Furthermore, Dolan’s wit often contains wisdom. It can startle you into recognition of the way things are, shaking the props society builds itself and revealing them as nothing more than stage scenery. In this way, she is a true satirist. At one point, Ava thinks: ‘Women in movies taught men how to feel things. They took men who felt nothing and made them feel something. You could never tell what those women felt themselves, besides: I want to help this man. I’d never met anyone like that in real life.’ This is pin-sharp.

Author Naoise Dolan

Author Naoise Dolan

Dolan’s humour does not all revolve around statements and aphorisms. Some of it emerges from situations and characters. Wondering at Julian’s reluctance to introduce her to his mother, Florence, she imagines ‘her having me for dinner, just the two of us. I’d mispronounce “gnocchi” and she’d avoid saying it all evening so as not to embarrass me. I would meet her eye and think: in this way I could strip you of every word you know. I’d take them like truffles and you’d say, “Help yourself”, and then I’d take those too and you’d be speechless.’

This is comic writing at the highest level, created with such apparent ease that it seems to dance across the page. Her writing is rhythmic and compact, and she is alert to the key words in a comic sentence. This is Ava’s memory of her childhood church attendance: ‘Mam had made me go to the important services because if you didn’t you’d never be Mary in the nativity play. I was never Mary anyway. I fidgeted too much, and the mother of God surely kept her hands still or gainfully occupied, not twiddling her ponytail.’ Here, it’s the way Dolan rubs together the phrases ‘gainfully occupied’ and ‘not twiddling her ponytail’ that produces the vital spark of comedy.

At its best, Exciting Times reminds me of Martin Amis’s first novel, The Rachel Papers, which took apart relationships with a kind of clinical punch. ‘When you buy me clothes it means you want to stroke my hair, so when you really stroke my hair it means you want me to move to Siberia and die.’ In its icy take on consumerism it’s also reminiscent of Bret Easton Ellis’s American Psycho.

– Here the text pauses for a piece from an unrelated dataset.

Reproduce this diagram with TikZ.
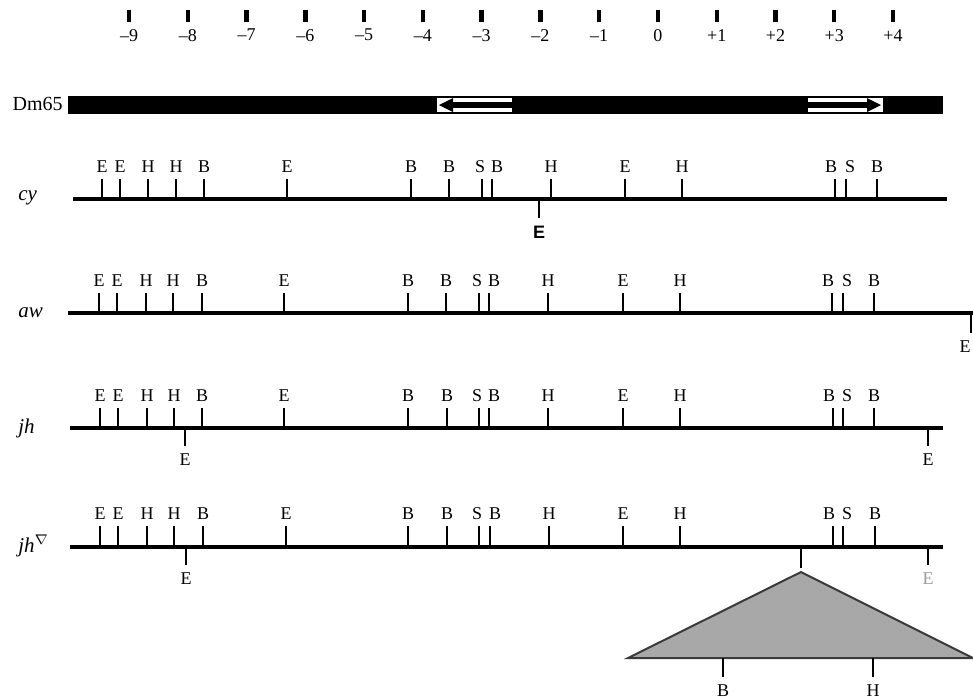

Like both those novels it seems to be brilliantly in tune with its times. ‘He said he was thinking of getting a real, physical TV. I said: “Christ, you really are pushing 30.”’

So far, so good. But roughly halfway through, I found myself trying to fight off a burgeoning sense of disappointment. The gaps between jokes grew longer and longer, and the narrative started to become repetitive and lacklustre. Key characters, so vivid at the start, failed to develop or to progress, other than in a downward spiral. Ava’s self-lacerating cynicism, once so funny, lost its wit and became claustrophobic. Themes of colonialism and gender politics which had, up to then, been bubbling beneath the surface, began to be placed in the forefront, like flags at a military parade.

Of course, this may have been Dolan’s intention. She is clearly a vehement opponent of capitalism: in the early pages she cracks good jokes at the expense of the financial community. ‘I looked out on the water, thinking: stocks float, but I wonder if bankers do.’

In her acknowledgments at the back of the book she declares: ‘Everyone deserves to write books if they want to. That will never be possible in a world where billionaires exist, but it’s possible in a humane one.’ As the book goes on, some of the jokes become similarly heavy-handed, as though they might almost have been written for a speech by Jeremy Corbyn or Private Eye’s Dave Spart. ‘We agreed… that the British obsession with dogs was creepy, both because of the volume of other animals they ate and in light of their historic and contemporary level of regard for humans.’ Robbed of its redemptive comedy, the last half of the book has an increasingly dour, slightly flat feel to it. When satire jettisons its humour, it curdles into agitprop.